Es muy cierto que los procesos migratorios están generando mayores desajustes de entendimiento social de lo que se está dispuesto a reconocer y de lo que las encuestas arrojan. La convivencia en los barrios y en las comunidades de vecinos donde se asientan poblaciones extranjeras no está exenta de conflictos y, aunque en algunos lugares se está trabajado para la integración, no podemos olvidar que el proceso está comenzando a ser vivido como excesivo por una buena parte de la ciudadanía, especialmente aquella que compite espacial o laboralmente con la población inmigrante. El caso de la Comunidad de Madrid es uno de ellos, con una población inmigrante que ha alcanzado el 16% de sus habitantes. Una proporción que, además, se incrementa si se compara por grupos de edad, ya que la mayor parte de la población extranjera de nuestro país la forman casi recién llegados y jóvenes. Esto significa que la educación para asimilar el proceso de integración es doble.

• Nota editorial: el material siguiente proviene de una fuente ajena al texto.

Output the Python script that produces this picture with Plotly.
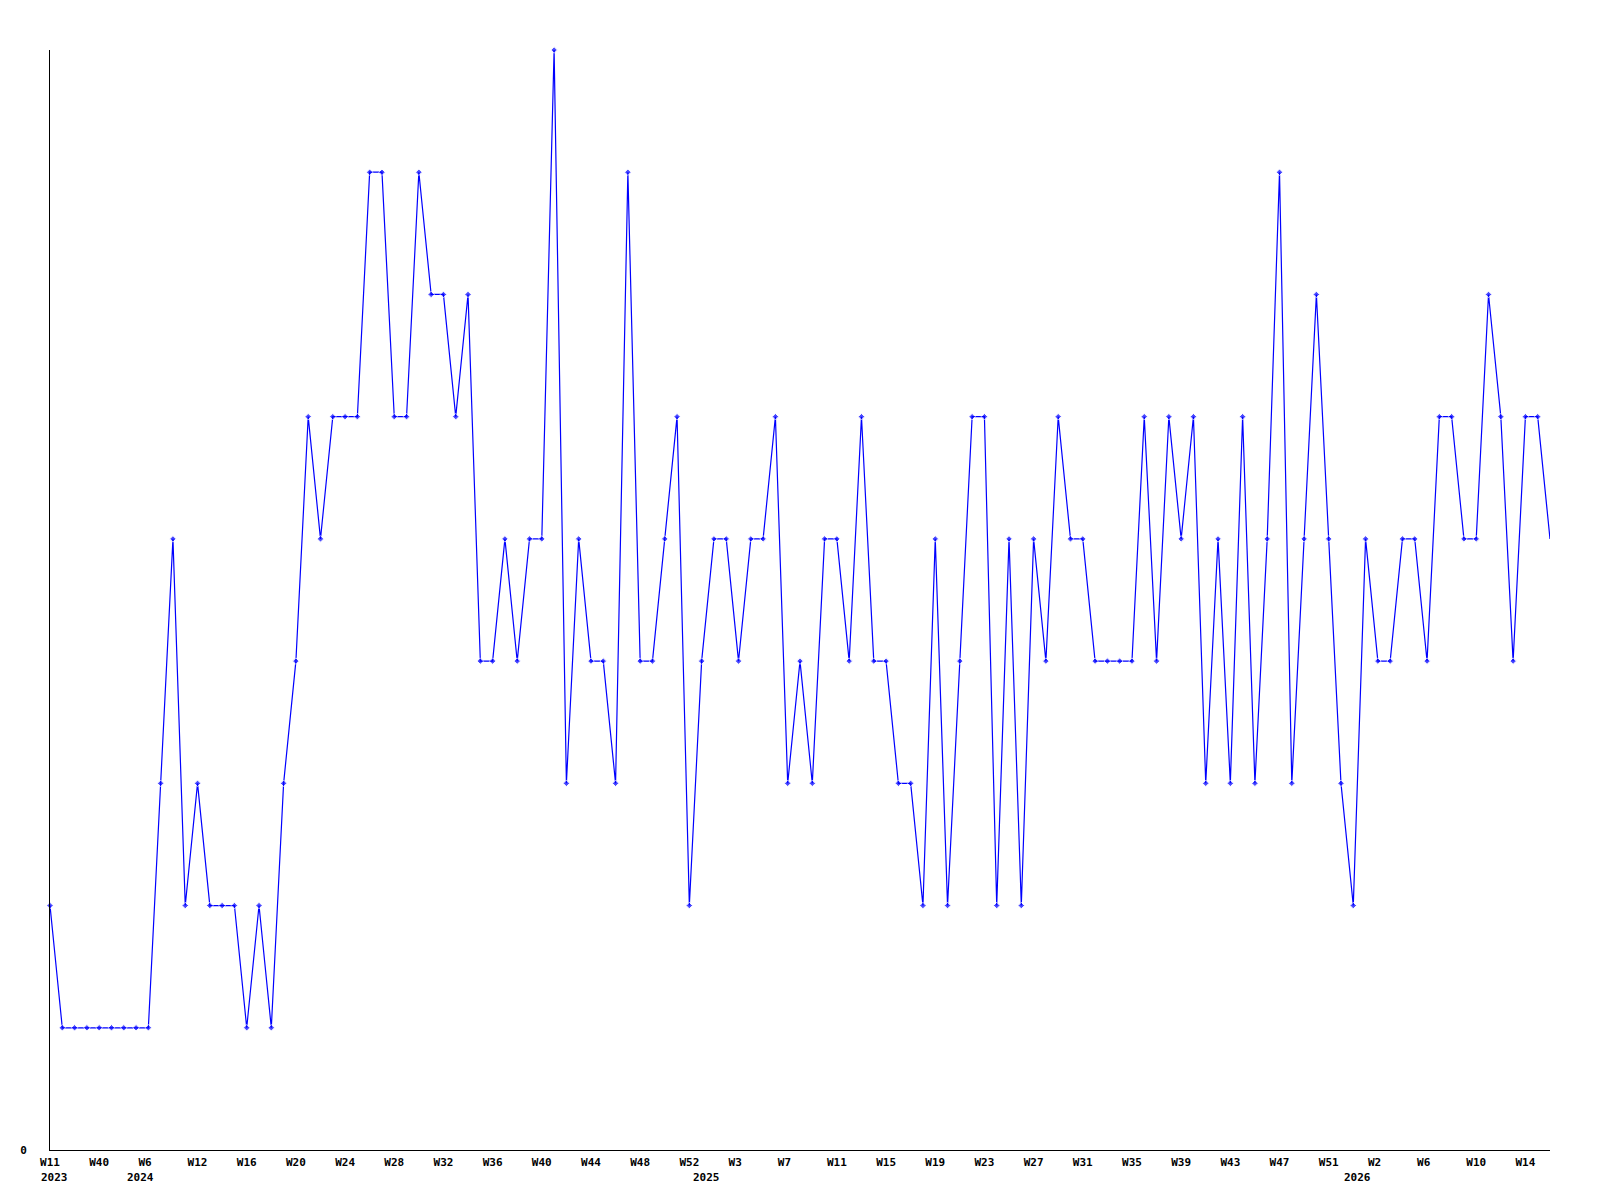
import plotly.graph_objects as go

# Weekly values (one per category, left to right)
values = [2, 1, 1, 1, 1, 1, 1, 1, 1, 3,
          5, 2, 3, 2, 2, 2, 1, 2, 1, 3,
          4, 6, 5, 6, 6, 6, 8, 8, 6, 6,
          8, 7, 7, 6, 7, 4, 4, 5, 4, 5,
          5, 9, 3, 5, 4, 4, 3, 8, 4, 4,
          5, 6, 2, 4, 5, 5, 4, 5, 5, 6,
          3, 4, 3, 5, 5, 4, 6, 4, 4, 3,
          3, 2, 5, 2, 4, 6, 6, 2, 5, 2,
          5, 4, 6, 5, 5, 4, 4, 4, 4, 6,
          4, 6, 5, 6, 3, 5, 3, 6, 3, 5,
          8, 3, 5, 7, 5, 3, 2, 5, 4, 4,
          5, 5, 4, 6, 6, 5, 5, 7, 6, 4,
          6, 6, 5]

# Labelled tick positions (category index) and their texts
tick_idx = [0, 4, 8, 12, 16, 20, 24, 28, 32, 36, 40, 44, 48, 52, 56, 60,
            64, 68, 72, 76, 80, 84, 88, 92, 96, 100, 104, 108, 112, 116, 120]
tick_labels = ["W11", "W40", "W6", "W12", "W16", "W20", "W24", "W28", "W32",
               "W36", "W40", "W44", "W48", "W52", "W3", "W7", "W11", "W15",
               "W19", "W23", "W27", "W31", "W35", "W39", "W43", "W47", "W51",
               "W2", "W6", "W10", "W14"]

# Year labels (category index where the year starts)
year_idx = [0, 7, 53, 106]
year_labels = ["2023", "2024", "2025", "2026"]

x = list(range(len(values)))
marker_sizes = [5] * (len(values) - 1) + [0]

FONT = dict(family="DejaVu Sans Mono", size=11, color="black", weight="bold")

fig = go.Figure()
fig.add_trace(go.Scatter(
    x=x, y=values, mode="lines+markers",
    line=dict(color="#0000ff", width=1.2),
    marker=dict(symbol="diamond", size=marker_sizes, color="#0000ff"),
    cliponaxis=False, showlegend=False,
))

padded = [t if len(t) >= 3 else t + "\u00a0" * (3 - len(t)) for t in tick_labels]

fig.update_xaxes(
    range=[0, len(values) - 1], tickmode="array", tickvals=tick_idx, ticktext=padded,
    showline=True, linecolor="black", linewidth=1, showgrid=False, zeroline=False,
    ticks="", tickfont=FONT, ticklabelstandoff=2,
)
fig.update_yaxes(
    range=[0, 9], tickmode="array", tickvals=[0], ticktext=["0"],
    showline=True, linecolor="black", linewidth=1, showgrid=False, zeroline=False,
    ticks="", tickfont=FONT, ticklabelstandoff=20,
)

for xi, lab in zip(year_idx, year_labels):
    fig.add_annotation(x=xi, y=0, xref="x", yref="paper", text=lab, showarrow=False,
                       xanchor="left", yanchor="middle", xshift=-10, yshift=-27,
                       font=FONT, borderpad=0)

fig.update_layout(
    width=1600, height=1200,
    margin=dict(l=42, r=58, t=42, b=58),
    paper_bgcolor="white", plot_bgcolor="white",
)

fig.write_html("out.html")
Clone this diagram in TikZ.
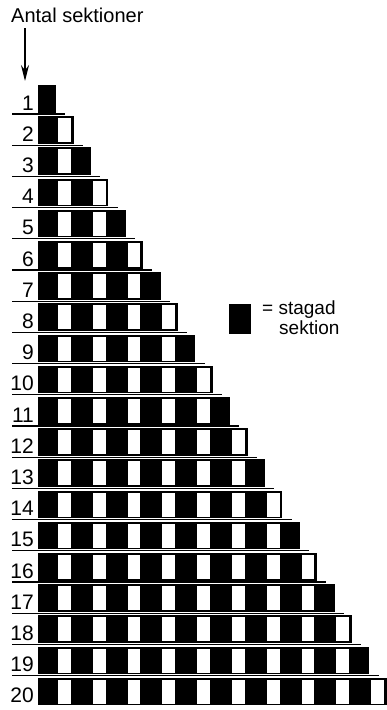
\documentclass[tikz,border=0pt]{standalone}
\usepackage{fontspec}
\setmainfont{Liberation Sans}
\usetikzlibrary{arrows.meta}
\begin{document}
\begin{tikzpicture}[x=1pt,y=-1pt,
  lbl/.style={anchor=base east,inner sep=0pt,font=\fontsize{21}{21}\selectfont},
  txt/.style={anchor=base west,inner sep=0pt,font=\fontsize{20}{20}\selectfont},
  legtxt/.style={anchor=base west,inner sep=0pt,font=\fontsize{19}{19}\selectfont},
  blk/.style={fill=black,draw=black,line width=0.6pt},
  wht/.style={fill=white,draw=black,line width=0.5pt},
  sep/.style={line width=1.1pt}]
\useasboundingbox (0,0) rectangle (386,710);
\node[txt] (title) at (11,22) {Antal sektioner};
\coordinate (arrtop) at (25,28);
\coordinate (arrbot) at (25,81);
\draw[line width=1.4pt,-{Stealth[length=16pt,width=8pt]}] (arrtop) -- (arrbot);
\foreach \n in {1,...,20} {
  \pgfmathsetmacro\bot{114+(\n-1)*31.2}
  \pgfmathsetmacro\tp{\bot-31.2+2.4}
  \pgfmathsetmacro\bb{\bot-2.2}
  \pgfmathsetmacro\xr{38+\n*17.4}
  \path[blk] (38,\tp) rectangle (\xr,\bb);
  \ifnum\n>1
  \foreach \k in {2,4,...,\n} {
    \ifnum\k>\n\else
    \pgfmathsetmacro\xa{38+(\k-1)*17.4+1.8}
    \pgfmathsetmacro\xb{38+\k*17.4-1.8}
    \path[wht] (\xa,\tp+1) rectangle (\xb,\bb-0.6);
    \fi
  }
  \fi
  \node[lbl] (row\n) at (34,\bot-4) {\n};
  \ifnum\n<20
    \pgfmathsetmacro\xe{38+\n*17.4+10}
    \draw[sep] (12,\bot) -- (\xe,\bot);
  \fi
}
\path[blk] (229,304) rectangle (250,333);
\node[legtxt] (leg1) at (262,314) {= stagad};
\node[legtxt] (leg2) at (279,334) {sektion};
\end{tikzpicture}
\end{document}
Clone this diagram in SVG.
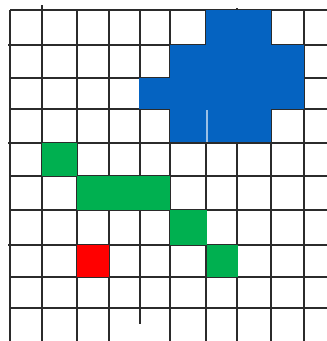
<svg xmlns="http://www.w3.org/2000/svg" width="327" height="341" viewBox="0 0 327 341">
  <style>
    .g line { stroke: #2b2b2b; stroke-width: 2; }
    .blue { fill: #0563c1; }
    .green { fill: #00b050; }
    .red { fill: #ff0000; }
  </style>
  <rect width="327" height="341" fill="#ffffff"/>
  <g id="grid" class="g">
    <line x1="10" y1="10" x2="10" y2="341"/>
    <line x1="42" y1="5" x2="42" y2="341"/>
    <line x1="77" y1="10" x2="77" y2="341"/>
    <line x1="109" y1="10" x2="109" y2="341"/>
    <line x1="140" y1="10" x2="140" y2="324"/>
    <line x1="170" y1="10" x2="170" y2="341"/>
    <line x1="206" y1="10" x2="206" y2="341"/>
    <line x1="237" y1="8" x2="237" y2="341"/>
    <line x1="271" y1="10" x2="271" y2="341"/>
    <line x1="304" y1="10" x2="304" y2="341"/>
    <line x1="10" y1="10" x2="327" y2="10"/>
    <line x1="8" y1="45" x2="327" y2="45"/>
    <line x1="10" y1="78" x2="327" y2="78"/>
    <line x1="10" y1="109" x2="327" y2="109"/>
    <line x1="8" y1="143" x2="327" y2="143"/>
    <line x1="10" y1="176" x2="327" y2="176"/>
    <line x1="10" y1="210" x2="327" y2="210"/>
    <line x1="8" y1="245" x2="327" y2="245"/>
    <line x1="10" y1="277" x2="327" y2="277"/>
    <line x1="10" y1="308" x2="327" y2="308"/>
  </g>
  <g id="blue-region">
    <polygon class="blue" points="206,10 271,10 271,45 304,45 304,109 271,109 271,142 170,142 170,109 139,109 139,78 170,78 170,45 206,45"/>
    <line x1="207" y1="110" x2="207" y2="142" stroke="#ffffff" stroke-width="1.2"/>
  </g>
  <g id="green-cells">
    <rect class="green" x="42" y="143" width="35" height="33"/>
    <rect class="green" x="77" y="176" width="93" height="34"/>
    <rect class="green" x="170" y="210" width="37" height="35"/>
    <rect class="green" x="207" y="245" width="31" height="32"/>
  </g>
  <g id="red-cell">
    <rect class="red" x="77" y="245" width="32" height="32"/>
  </g>
</svg>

Por un lado, hacia la población inmigrante, para que acate el marco normativo; por otro, hacia la población de acogida, para que acepte la diferencia, una labor que, mucho me temo, apenas se ha realizado.
Además, tras la reyerta de Alcorcón subyace una segunda cuestión; ¿qué está ocurriendo para que un colectivo de jóvenes decida ocupar la calle, desafiar a la Policía y tomarse la justicia por su mano, algunos tan jóvenes que son menores de edad? Es cierto que no debe ni puede generalizarse. Se trata sólo de unos pocos, y la mayoría de quienes pertenecen a esta franja demográfica dirime sus problemas por vías pacíficas, o menos escandalosas. Podríamos pensar que son muchachos extremadamente insatisfechos, y no dudo de que existan, pero también habrá algo más. Y eso es lo preocupante. El hecho de que un grupo nada desdeñable responda al llamamiento al uso de la violencia mediante una encendida convocatoria realizada a través de mensajes de teléfono móvil nos señala, una vez más, la complejidad inherente a los procesos de transmisión de las normas y límites a los jóvenes de hoy y las dificultades que tienen algunos de ellos para acatar el contrato social más básico por el cual, cada miembro de una comunidad renuncia a una parte de sí mismo en beneficio del colectivo.
María Teresa Laespada, profesora de Sociología en la Universidad de Deusto.